After the emergence of the Coronavirus outbreak in late December, media outlets have frequently drawn comparisons between it and the 2003 outbreak of SARS (severe acute respiratory syndrome). Both Coronavirus (officially named COVID-19) and SARS originate from the broad coronavirus family, which according to the CDC includes viruses that can range from common colds, to viruses that remain isolated in circulation among animals.
Both COVID-19 Novel Coronavirus and SARS are included in a group of coronaviruses that have jumped from animals to humans, typically transmitted from an initial host animal such as bats and then to humans through another species that has closer or more regular contact, which is typically referred to as an intermediary host. In the case of SARS, the virus is thought to have originated in bats and then transmitted to humans via civet cats. Middle East Respiratory Syndrome (MERS), another member of the coronavirus group was transmitted to humans by camels. As for COVID-19, researchers theorize that mammals, more specifically pangolins, served as an intermediate host for the virus, which likely originated in bats. Pangolins, which somewhat resemble armadillos, are critically endangered animals which are often imported into China for both culinary and traditional medicinal uses. However, scientists cannot conclusively name pangolins as the intermediary host, as they have not had sufficient time to thoroughly investigate the link between the two.
Both SARS and COVID-19 have been traced back to Chinese “wet markets,” which are open-air markets that sell both domesticated and wild animals, which are often bought live and then butchered on site. The blood mixes with water that collects on the floors, creating unhygienic conditions that promote the spread and mutation of any existing pathogens. Despite efforts of the Chinese government to regulate wet markets, they often crop up as black markets in the face of outright bans due to the high demand for the exotic animals which are sold there. Some Chinese believe that animal parts, particularly those of wild and rare animals, can be used to make medicinal products, driving the demand for these products.
While scientists don’t know how exactly COVID-19 spreads, they can infer from data collected from other coronaviruses such as SARS and MERS, that coronavirus is spread through close contact via respiratory droplets. According to the CDC, this constitutes six feet and closer. Respiratory droplets are dispersed into the air through coughing and sneezing. If the droplets are inhaled or land within the mouth or nose of those nearby, infection can occur. Research has yet to find if COVID-19 can be contracted through touching surfaces with droplets, and then touching one’s eyes, mouth, or nose. SARS however, can be spread through touching surfaces with droplets.
SARS was spread to 29 countries, with 8,096 confirmed cases and 774 consequent deaths.

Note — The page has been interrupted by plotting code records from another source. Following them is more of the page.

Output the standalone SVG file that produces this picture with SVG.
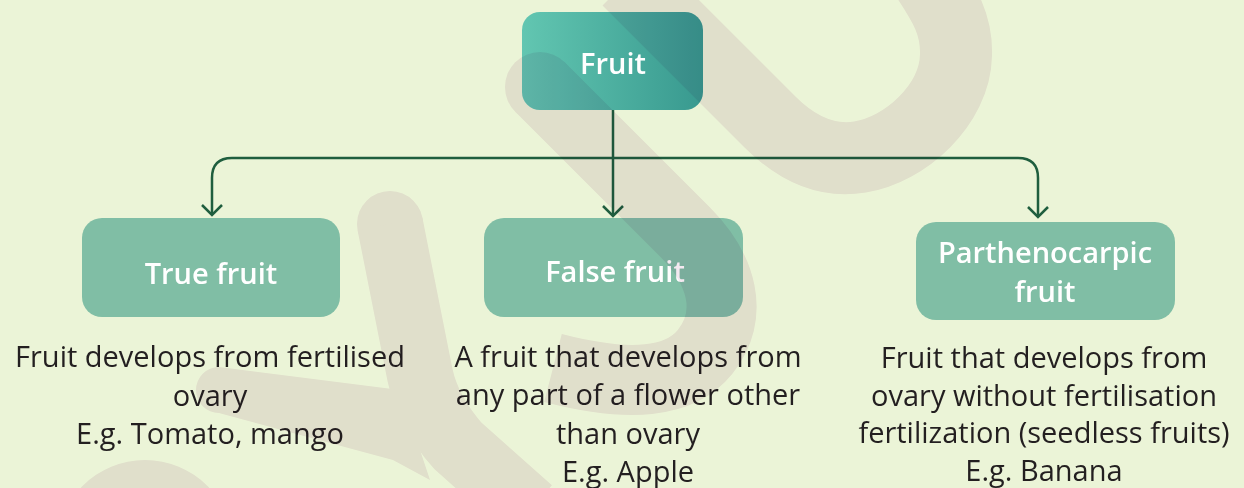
<svg xmlns="http://www.w3.org/2000/svg" width="1244" height="488" viewBox="0 0 1244 488">
  <style>
    .box { fill: #80bea5; }
    .lbl { font-family: "Open Sans", "Liberation Sans", sans-serif; font-weight: 600; font-size: 29px; fill: #ffffff; text-anchor: middle; }
    .desc { font-family: "Open Sans", "Liberation Sans", sans-serif; font-size: 29px; fill: #231f20; text-anchor: middle; }
    .conn { fill: none; stroke: #1f5e3e; stroke-width: 2.5; }
    .wm { fill: none; stroke: #f4e9f1; }
  </style>
  <defs>
    <linearGradient id="gFruit" x1="0" y1="0" x2="1" y2="0">
      <stop offset="0" stop-color="#62c6b1"/>
      <stop offset="1" stop-color="#38998f"/>
    </linearGradient>
    <marker id="arr" markerUnits="userSpaceOnUse" markerWidth="26" markerHeight="26" viewBox="-13 -13 26 26" refX="0" refY="0" orient="auto" overflow="visible">
      <path d="M-10,-10 L0,0 L-10,10" fill="none" stroke="#1f5e3e" stroke-width="2.5"/>
    </marker>
  </defs>

  <rect x="0" y="0" width="1244" height="488" fill="#ebf4d7"/>

  <g id="node-fruit">
    <rect x="522" y="12" width="181" height="98" rx="18" fill="url(#gFruit)"/>
    <text class="lbl" x="613" y="74" font-weight="700">Fruit</text>
  </g>

  <g id="node-true">
    <rect class="box" x="82" y="218" width="258" height="99" rx="20"/>
    <text class="lbl" x="211" y="284">True fruit</text>
    <text class="desc" x="210" y="367">Fruit develops from fertilised</text>
    <text class="desc" x="210" y="406">ovary</text>
    <text class="desc" x="210" y="444">E.g. Tomato, mango</text>
  </g>

  <g id="node-false">
    <rect class="box" x="484" y="218" width="259" height="99" rx="20"/>
    <text class="lbl" x="615" y="282">False fruit</text>
    <text class="desc" x="628" y="367">A fruit that develops from</text>
    <text class="desc" x="628" y="405">any part of a flower other</text>
    <text class="desc" x="628" y="444">than ovary</text>
    <text class="desc" x="628" y="482">E.g. Apple</text>
  </g>

  <g id="node-parthenocarpic">
    <rect class="box" x="916" y="222" width="259" height="98" rx="20"/>
    <text class="lbl" x="1045" y="263">Parthenocarpic</text>
    <text class="lbl" x="1045" y="302">fruit</text>
    <text class="desc" x="1044" y="368">Fruit that develops from</text>
    <text class="desc" x="1044" y="406">ovary without fertilisation</text>
    <text class="desc" x="1044" y="443">fertilization (seedless fruits)</text>
    <text class="desc" x="1044" y="481">E.g. Banana</text>
  </g>

  <g id="connectors">
    <path class="conn" d="M613,110 V216" marker-end="url(#arr)"/>
    <path class="conn" d="M613,158 H232 Q212,158 212,178 V215" marker-end="url(#arr)"/>
    <path class="conn" d="M613,158 H1018 Q1038,158 1038,178 V217" marker-end="url(#arr)"/>
  </g>

  <g id="watermark" style="mix-blend-mode:multiply">
    <circle cx="540" cy="87" r="35" fill="#f4e9f1"/>
    <path class="wm" stroke-width="70" d="M540,87 L685,232 C722,269 735,315 705,352 C680,383 630,388 553,368"/>
    <path class="wm" stroke-width="72" d="M628,-20 L770,122 C800,152 830,162 860,157 C905,150 955,105 956,55 C957,25 945,5 925,-25"/>
    <circle cx="390" cy="224" r="33" fill="#f4e9f1"/>
    <path class="wm" stroke-width="66" d="M390,224 L420,375 Q428,412 458,446 L530,510"/>
    <path fill="#f4e9f1" d="M219,367 L400,390 L430,480 L393,460 L219,413 A23,23 0 0 1 219,367 Z"/>
    <circle cx="145" cy="548" r="88" fill="#f4e9f1"/>
  </g>
</svg>
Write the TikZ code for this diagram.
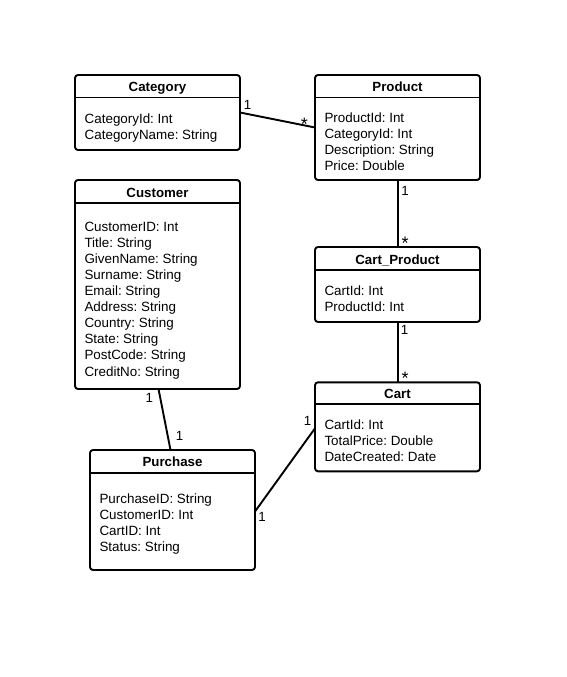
\documentclass[tikz,border=0pt]{standalone}
\usepackage{fontspec}
\setmainfont{Liberation Sans}
\frenchspacing
\begin{document}
\begin{tikzpicture}[x=1pt,y=-1pt,
  cls/.style={draw, line width=1.9pt, rounded corners=3pt, inner sep=0pt, outer sep=0pt},
  sepline/.style={line width=1.9pt},
  ttl/.style={font=\fontsize{13.3}{16}\selectfont\bfseries, anchor=base, inner sep=0pt},
  attr/.style={font=\fontsize{13.4}{16.1}\selectfont, align=left, anchor=north west, inner sep=0pt},
  mult/.style={font=\fontsize{13.3}{16}\selectfont, inner sep=0pt},
  star/.style={font=\fontsize{18}{18}\selectfont, inner sep=0pt},
  conn/.style={line width=1.9pt}]
\useasboundingbox[fill=white] (0,0) rectangle (566,677);

% Category
\node[cls, minimum width=165pt, minimum height=75pt] (cat) at (157.5,112.5) {};
\draw[sepline] (cat.west |- 0,97.5) -- (cat.east |- 0,97.5);
\node[ttl] (catT) at (157.5,91.5) {Category};
\node[attr] (catA) at (84.5,113.2) {CategoryId: Int\\CategoryName: String};

% Product
\node[cls, minimum width=165pt, minimum height=105pt] (prod) at (397.5,127.5) {};
\draw[sepline] (prod.west |- 0,97.5) -- (prod.east |- 0,97.5);
\node[ttl] (prodT) at (397.5,91.5) {Product};
\node[attr] (prodA) at (324.3,112.6) {ProductId: Int\\CategoryId: Int\\Description: String\\Price: Double};

% Customer
\node[cls, minimum width=165pt, minimum height=209pt] (cust) at (157.5,284.5) {};
\draw[sepline] (cust.west |- 0,203.3) -- (cust.east |- 0,203.3);
\node[ttl] (custT) at (157.5,197) {Customer};
\node[attr] (custA) at (84.3,221.6) {CustomerID: Int\\Title: String\\GivenName: String\\Surname: String\\Email: String\\Address: String\\Country: String\\State: String\\PostCode: String\\CreditNo: String};

% Cart_Product
\node[cls, minimum width=165pt, minimum height=75pt] (cp) at (397.5,284.5) {};
\draw[sepline] (cp.west |- 0,270) -- (cp.east |- 0,270);
\node[ttl] (cpT) at (397.5,264) {Cart\_Product};
\node[attr] (cpA) at (324.3,285.8) {CartId: Int\\ProductId: Int};

% Cart
\node[cls, minimum width=165pt, minimum height=89pt] (cart) at (397.5,426.8) {};
\draw[sepline] (cart.west |- 0,404.3) -- (cart.east |- 0,404.3);
\node[ttl] (cartT) at (397.5,398.8) {Cart};
\node[attr] (cartA) at (324.3,419.3) {CartId: Int\\TotalPrice: Double\\DateCreated: Date};

% Purchase
\node[cls, minimum width=165pt, minimum height=120pt] (pur) at (172.5,510) {};
\draw[sepline] (pur.west |- 0,472.7) -- (pur.east |- 0,472.7);
\node[ttl] (purT) at (172.5,466.5) {Purchase};
\node[attr] (purA) at (99.3,493.6) {PurchaseID: String\\CustomerID: Int\\CartID: Int\\Status: String};

% connectors
\draw[conn] (cat.east) -- (prod.west);
\draw[conn] ([xshift=0.5pt]prod.south) -- ([xshift=0.5pt]cp.north);
\draw[conn] ([xshift=0.5pt]cp.south) -- ([xshift=0.5pt]cart.north);
\draw[conn] ([xshift=1pt]cust.south) -- ([xshift=-2pt]pur.north);
\draw[conn] ([yshift=-1.5pt]pur.east) -- ([yshift=-1.5pt]cart.west);

% multiplicities
\node[mult] (m1) at (247.5,105) {1};
\node[star] (m2) at (304.3,124.6) {*};
\node[mult] (m3) at (405,191) {1};
\node[star] (m4) at (405,243.4) {*};
\node[mult] (m5) at (404.5,330) {1};
\node[star] (m6) at (405,378) {*};
\node[mult] (m7) at (149.3,398.3) {1};
\node[mult] (m8) at (179.5,435.7) {1};
\node[mult] (m9) at (307.5,420.7) {1};
\node[mult] (m10) at (262,516.7) {1};
\end{tikzpicture}
\end{document}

As of February 12, COVID-19 has spread to 24 countries, with 44,653 confirmed cases and 1,113 deaths. When compared to SARS, COVID-19 spread much more easily, but has a lower fatality rate. The ease of spread is due to the longer incubation period of COVID-19, which can be up to 24 days, versus the 7-day incubation of SARS. The fatality rate of SARS was 9.6 percent, while the documented fatality rate of COVID-19 has yet to rise above 2 percent. COVID-19 spreads more easily but causes less total damage.
The containment of COVID-19 has been a more concentrated international effort than that of the SARS epidemic, largely due to the higher levels of transparency on the part of the Chinese government. The Chinese government released all the data they had on the structure of the virus to the international academic community, resulting in higher rates of collaboration compared to the SARS outbreak of 2002/2003, during which it took the Chinese government eight months to release any data they had on the biology of the virus.
Of particular focus in the media is the looming economic impact of COVID-19. With a vast majority of the cases for both the viruses located in China, the economic impact of COVID-19 is projected to be vastly different than that of SARS, due to several factors. The most prominent of these may be the fact that the economic landscape of China has developed significantly since 2003. China’s percentage of the global GDP is 12% higher than in 2003, and the nature of the economy’s growth has also evolved from dependence on investments to a concentration in retail sales and consumption services. More severe quarantines imposed by both the Chinese government and international community pose a particular threat to the Chinese economy and have rendered the economy more vulnerable to a large-scale slowdown.
Despite the efforts of both Chinese health officials and international health organizations such as the CDC and the World Health Organization to contain the virus, global spread still remains a relevant concern. Setting aside all conjectures and projections, only time will tell how severe the outbreak will become.